Given that almost everyone agrees that top salaries are out of control and often create perverse incentives to ramp up short-term performance, one might have thought that voters would have backed this populist measure. After all, back in March the Swiss backed a referendum that increased shareholder involvement in salaries and banned golden hellos and parachutes.

But while superficially attractive, the Swiss voters were smart enough to think through the consequences of this measure and realised that they would be the losers rather than the winners. It’s a bit like the UK’s opposition leader, Ed Miliband, proposing to cap energy prices, which ultimately lost him support. It sounds a great idea but deep down we know it is unrealistic and unworkable.

The same is true with a crude 1:12 ratio on pay. It would have put companies in a terrible bind. Not only would it have been impossible for them to find a qualified CEO but they would also have struggled to hire a range of experts and specialists essential to their business. Switzerland would have seen a major exodus of companies if the rule were strictly enforced.

Alternatively, companies would have just found ways round the rules – paying salaries in different forms, raising the minimum salary by contracting out all the low-paid work, etc... etc... Press reports in October suggested Barclays was considering making additional payments to top bankers as a way around EU bonus rules. Barclays did not comment on the reports.

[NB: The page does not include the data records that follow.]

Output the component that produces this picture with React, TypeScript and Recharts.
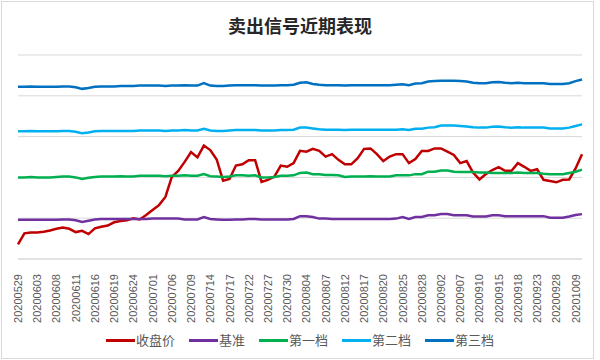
import React from 'react'
import { LineChart, Line, XAxis, YAxis, CartesianGrid } from 'recharts'

const dates = [
    '20200529', '20200601', '20200602', '20200603', '20200604', '20200605', '20200608', '20200609', '20200610', '20200611',
    '20200612', '20200615', '20200616', '20200617', '20200618', '20200619', '20200622', '20200623', '20200624', '20200629',
    '20200630', '20200701', '20200702', '20200703', '20200706', '20200707', '20200708', '20200709', '20200710', '20200713',
    '20200714', '20200715', '20200716', '20200717', '20200720', '20200721', '20200722', '20200723', '20200724', '20200727',
    '20200728', '20200729', '20200730', '20200731', '20200803', '20200804', '20200805', '20200806', '20200807', '20200810',
    '20200811', '20200812', '20200813', '20200814', '20200817', '20200818', '20200819', '20200820', '20200821', '20200824',
    '20200825', '20200826', '20200827', '20200828', '20200831', '20200901', '20200902', '20200903', '20200904', '20200907',
    '20200908', '20200909', '20200910', '20200911', '20200914', '20200915', '20200916', '20200917', '20200918', '20200921',
    '20200922', '20200923', '20200924', '20200925', '20200928', '20200929', '20200930', '20201009', '20201012'
]

const close = [
    0.36, 0.63, 0.65, 0.65, 0.67, 0.70, 0.74, 0.77, 0.74, 0.66,
    0.69, 0.61, 0.75, 0.79, 0.82, 0.90, 0.93, 0.95, 1.00, 0.97,
    1.08, 1.20, 1.32, 1.52, 2.01, 2.16, 2.38, 2.62, 2.49, 2.78,
    2.67, 2.44, 1.92, 1.96, 2.29, 2.32, 2.42, 2.42, 1.89, 1.94,
    2.02, 2.29, 2.26, 2.35, 2.65, 2.63, 2.70, 2.65, 2.51, 2.57,
    2.43, 2.32, 2.32, 2.47, 2.70, 2.71, 2.57, 2.40, 2.51, 2.57,
    2.57, 2.35, 2.45, 2.65, 2.65, 2.71, 2.71, 2.63, 2.55, 2.35,
    2.40, 2.12, 1.95, 2.08, 2.18, 2.25, 2.16, 2.16, 2.35, 2.26,
    2.16, 2.20, 1.94, 1.91, 1.88, 1.94, 1.95, 2.22, 2.57
]

const base = [
    0.96, 0.96, 0.96, 0.96, 0.96, 0.96, 0.96, 0.97, 0.97, 0.95,
    0.91, 0.94, 0.97, 0.98, 0.98, 0.98, 0.98, 0.98, 0.98, 0.98,
    0.98, 0.99, 0.99, 0.99, 0.99, 0.99, 0.97, 0.97, 0.97, 1.03,
    0.98, 0.97, 0.96, 0.96, 0.97, 0.97, 0.98, 0.98, 0.97, 0.97,
    0.97, 0.97, 0.97, 0.98, 1.05, 1.05, 1.03, 0.99, 0.99, 0.98,
    0.98, 0.98, 0.98, 0.98, 0.98, 0.98, 0.98, 0.98, 0.98, 0.99,
    1.03, 0.98, 1.03, 1.03, 1.07, 1.07, 1.10, 1.10, 1.07, 1.07,
    1.07, 1.04, 1.04, 1.04, 1.07, 1.07, 1.05, 1.05, 1.05, 1.05,
    1.05, 1.05, 1.05, 1.01, 1.01, 1.01, 1.04, 1.08, 1.10
]

const first = [
    2.00, 2.00, 2.01, 2.00, 2.00, 2.00, 2.01, 2.02, 2.02, 2.00,
    1.96, 1.99, 2.01, 2.02, 2.02, 2.02, 2.03, 2.02, 2.02, 2.04,
    2.04, 2.04, 2.04, 2.03, 2.04, 2.04, 2.05, 2.04, 2.04, 2.08,
    2.03, 2.02, 2.01, 2.02, 2.05, 2.05, 2.04, 2.05, 2.00, 2.00,
    2.01, 2.04, 2.04, 2.05, 2.11, 2.12, 2.08, 2.08, 2.06, 2.06,
    2.05, 2.01, 2.02, 2.02, 2.02, 2.03, 2.02, 2.02, 2.02, 2.05,
    2.05, 2.05, 2.08, 2.08, 2.14, 2.14, 2.17, 2.17, 2.14, 2.13,
    2.13, 2.13, 2.12, 2.12, 2.11, 2.11, 2.11, 2.11, 2.12, 2.11,
    2.11, 2.11, 2.09, 2.08, 2.08, 2.08, 2.11, 2.14, 2.19
]

const second = [
    3.13, 3.13, 3.14, 3.13, 3.13, 3.13, 3.13, 3.14, 3.14, 3.12,
    3.08, 3.10, 3.13, 3.14, 3.14, 3.14, 3.14, 3.14, 3.14, 3.15,
    3.15, 3.15, 3.15, 3.14, 3.15, 3.15, 3.16, 3.15, 3.15, 3.19,
    3.15, 3.14, 3.14, 3.15, 3.16, 3.16, 3.16, 3.16, 3.15, 3.15,
    3.15, 3.16, 3.16, 3.17, 3.22, 3.22, 3.20, 3.18, 3.17, 3.17,
    3.17, 3.16, 3.17, 3.17, 3.17, 3.17, 3.17, 3.17, 3.17, 3.17,
    3.18, 3.16, 3.19, 3.19, 3.22, 3.23, 3.27, 3.27, 3.27, 3.26,
    3.25, 3.23, 3.22, 3.22, 3.24, 3.25, 3.23, 3.22, 3.23, 3.22,
    3.22, 3.22, 3.22, 3.20, 3.20, 3.20, 3.22, 3.26, 3.30
]

const third = [
    4.22, 4.22, 4.23, 4.22, 4.22, 4.22, 4.22, 4.23, 4.23, 4.21,
    4.17, 4.19, 4.22, 4.23, 4.23, 4.23, 4.24, 4.24, 4.24, 4.25,
    4.25, 4.25, 4.25, 4.24, 4.25, 4.25, 4.26, 4.25, 4.25, 4.31,
    4.25, 4.24, 4.24, 4.25, 4.26, 4.26, 4.26, 4.26, 4.25, 4.25,
    4.25, 4.26, 4.26, 4.27, 4.32, 4.33, 4.29, 4.27, 4.26, 4.26,
    4.26, 4.25, 4.26, 4.26, 4.26, 4.26, 4.26, 4.26, 4.26, 4.27,
    4.28, 4.26, 4.30, 4.31, 4.35, 4.36, 4.37, 4.37, 4.37, 4.36,
    4.35, 4.32, 4.31, 4.31, 4.33, 4.34, 4.32, 4.31, 4.32, 4.31,
    4.31, 4.31, 4.31, 4.29, 4.29, 4.29, 4.31, 4.36, 4.40
]

const yTicks = [0, 1, 2, 3, 4, 5]

const series = [
    { key: 'close', name: '收盘价', color: '#C00000' },
    { key: 'base', name: '基准', color: '#7030A0' },
    { key: 'first', name: '第一档', color: '#00B050' },
    { key: 'second', name: '第二档', color: '#00B0F0' },
    { key: 'third', name: '第三档', color: '#0070C0' }
]

const data = dates.map((date, i) => ({
    date,
    close: close[i],
    base: base[i],
    first: first[i],
    second: second[i],
    third: third[i]
}))

const DateTick = ({ x, y, payload }: any) => (
    <g transform={`translate(${x},${y + 7})`}>
        <text
            transform="rotate(-90)"
            textAnchor="end"
            dominantBaseline="central"
            fontSize={11}
            fill="#595959"
            fontFamily="'Liberation Sans', Arial, sans-serif"
        >
            {payload.value}
        </text>
    </g>
)

// legend drawn as plain html under the chart so it doesn't eat plot height
const LegendRow = () => (
    <div
        style={{
            position: 'absolute',
            top: 331,
            left: 0,
            width: 600,
            display: 'flex',
            justifyContent: 'center',
            fontFamily: "'Noto Sans CJK SC', sans-serif",
            fontSize: 13,
            lineHeight: '18px',
            color: '#595959'
        }}
    >
        {series.map((s) => (
            <div key={s.key} style={{ display: 'flex', alignItems: 'center', margin: '0 7px' }}>
                <div style={{ width: 29, height: 3, background: s.color, marginRight: 1 }} />
                <span>{s.name}</span>
            </div>
        ))}
    </div>
)

export default function App() {
    return (
        <div style={{ position: 'absolute', left: 0, top: 0, width: 600, height: 360, background: '#fff' }}>
            <div
                style={{
                    position: 'absolute',
                    left: 1,
                    top: 1,
                    width: 591,
                    height: 356,
                    border: '1px solid #d9d9d9'
                }}
            />
            <div
                style={{
                    position: 'absolute',
                    top: 12,
                    width: 600,
                    textAlign: 'center',
                    fontFamily: "'Noto Sans CJK SC', sans-serif",
                    fontWeight: 'bold',
                    fontSize: 18,
                    color: '#262626'
                }}
            >
                卖出信号近期表现
            </div>
            <div style={{ position: 'absolute', left: 0, top: 0 }}>
                <LineChart width={600} height={360} data={data} margin={{ top: 55, right: 18, left: 18, bottom: 31 }}>
                    <CartesianGrid vertical={false} stroke="#d9d9d9" />
                    <XAxis
                        dataKey="date"
                        interval={2}
                        tick={<DateTick />}
                        tickLine={false}
                        axisLine={{ stroke: '#d9d9d9' }}
                        height={70}
                    />
                    <YAxis hide domain={[0, 5]} ticks={yTicks} />
                    {series.map((s) => (
                        <Line
                            key={s.key}
                            type="linear"
                            dataKey={s.key}
                            name={s.name}
                            stroke={s.color}
                            strokeWidth={2.5}
                            dot={false}
                            isAnimationActive={false}
                        />
                    ))}
                </LineChart>
            </div>
            <LegendRow />
        </div>
    )
}
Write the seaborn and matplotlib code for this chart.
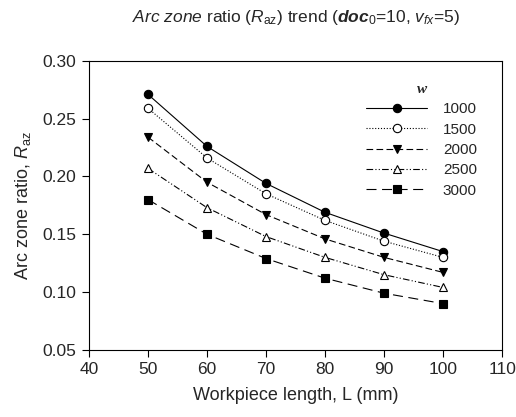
import numpy as np
import pandas as pd
import seaborn as sns
import matplotlib.pyplot as plt
from matplotlib.lines import Line2D

# data
lengths = [50, 60, 70, 80, 90, 100]
w_values = ['1000', '1500', '2000', '2500', '3000']
r_1000 = [0.271, 0.226, 0.194, 0.169, 0.151, 0.135]
r_1500 = [0.259, 0.216, 0.185, 0.162, 0.144, 0.130]
r_2000 = [0.234, 0.195, 0.167, 0.146, 0.130, 0.117]
r_2500 = [0.207, 0.173, 0.148, 0.130, 0.115, 0.104]
r_3000 = [0.180, 0.150, 0.129, 0.112, 0.099, 0.090]

series = [r_1000, r_1500, r_2000, r_2500, r_3000]
df = pd.DataFrame({
    'L': lengths * len(w_values),
    'R': np.concatenate(series),
    'w': np.repeat(w_values, len(lengths)),
})

sns.set_style('ticks')
plt.rcParams['font.family'] = ['Liberation Sans', 'DejaVu Sans']
plt.rcParams['mathtext.fontset'] = 'custom'
plt.rcParams['mathtext.rm'] = 'Liberation Sans'
plt.rcParams['mathtext.it'] = 'Liberation Sans:italic'
plt.rcParams['mathtext.bf'] = 'Liberation Sans:bold'
plt.rcParams['mathtext.bfit'] = 'Liberation Sans:bold:italic'

styles = {
    '1000': dict(marker='o', mfc='black', dashes=()),
    '1500': dict(marker='o', mfc='white', dashes=(1, 1.6)),
    '2000': dict(marker='v', mfc='black', dashes=(6, 3)),
    '2500': dict(marker='^', mfc='white', dashes=(6, 2, 1, 2, 1, 2)),
    '3000': dict(marker='s', mfc='black', dashes=(9, 5)),
}

fig = plt.figure(figsize=(5.16, 4.17), dpi=100)
ax = fig.add_axes([0.1725, 0.161, 0.8005, 0.693])

handles = []
for w in w_values:
    st = styles[w]
    sub = df[df['w'] == w]
    sns.lineplot(data=sub, x='L', y='R', ax=ax, color='black', lw=0.8,
                 marker=st['marker'], markersize=6, markerfacecolor=st['mfc'],
                 markeredgecolor='black', markeredgewidth=0.8, legend=False)
    line = ax.lines[-1]
    if st['dashes']:
        line.set_dashes(st['dashes'])
    handles.append(Line2D([], [], color='black', lw=0.8, marker=st['marker'],
                          markersize=6, mfc=st['mfc'], mec='black', mew=0.8,
                          dashes=st['dashes'] if st['dashes'] else (None, None)))

ax.set_xlim(40, 110)
ax.set_ylim(0.05, 0.30)
ax.set_xticks(range(40, 111, 10))
ax.set_yticks([0.05, 0.10, 0.15, 0.20, 0.25, 0.30])
ax.set_yticklabels(['0.05', '0.10', '0.15', '0.20', '0.25', '0.30'])
ax.tick_params(labelsize=12.5, direction='out', length=5, width=0.8, pad=4,
               color='black')
for sp in ax.spines.values():
    sp.set_linewidth(0.8)
    sp.set_color('black')

ax.set_xlabel('Workpiece length, L (mm)', fontsize=13, labelpad=7)
ax.set_ylabel(r'Arc zone ratio, $\it{R}_{\rm az}$', fontsize=13, labelpad=7)

fig.text(0.573, 0.957,
         r'$\it{Arc\ zone}$ ratio ($\it{R}_{\rm az}$) trend ($\mathbfit{doc}_{\rm 0}$=10, $\it{v}_{\it{fx}}$=5)',
         ha='center', va='center', fontsize=12.5)

leg = ax.legend(handles, w_values, loc='upper right', bbox_to_anchor=(0.972, 0.972),
                frameon=False, fontsize=11, handlelength=4.0, handletextpad=1.0,
                labelspacing=0.42, title='w')
leg.get_title().set_fontfamily('Liberation Serif')
leg.get_title().set_fontstyle('italic')
leg.get_title().set_fontweight('bold')
leg.get_title().set_fontsize(11)

fig.savefig('out.png', dpi=100)
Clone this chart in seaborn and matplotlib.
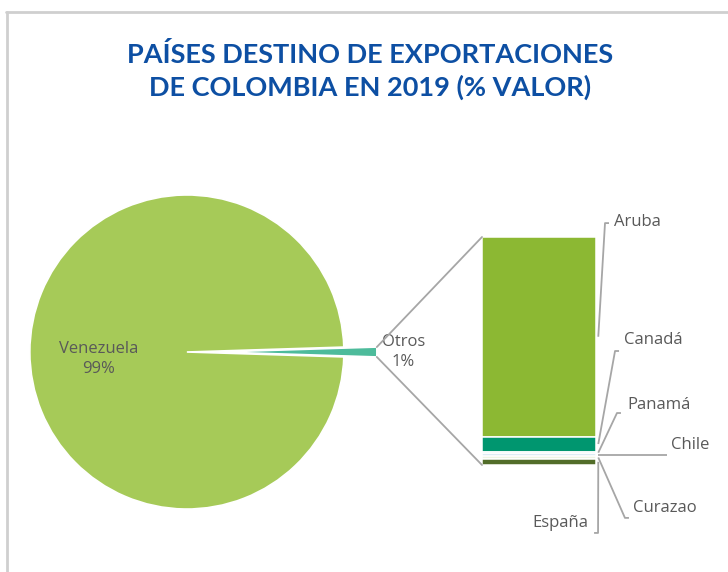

So if salary limits are unworkable, what is the answer? The Swiss were closer to an answer with their stipulation that executive salaries are subject to shareholder approval. In principle, shareholders already have this responsibility but in practice they tend not to get too involved or they simply waive through the recommendations of the board.

Maybe the way ahead is to insist on a more formal governance structure whereby major changes require a special shareholders' meeting to be called and awards outside industry norms require special justification. The result has to be published in a full-page advertisement in a newspaper and on the company’s website.

The other angle, which is being pursued in the UK, in the case of bankers’ bonuses, is to insist on a portion being paid in stock and a portion deferred as well as a clawback mechanism if things go wrong.

These measures don’t catch the headlines in the way the Swiss 1:12 proposal did. But ultimately they may prove more effective.

Brian Caplen is the editor of The Banker.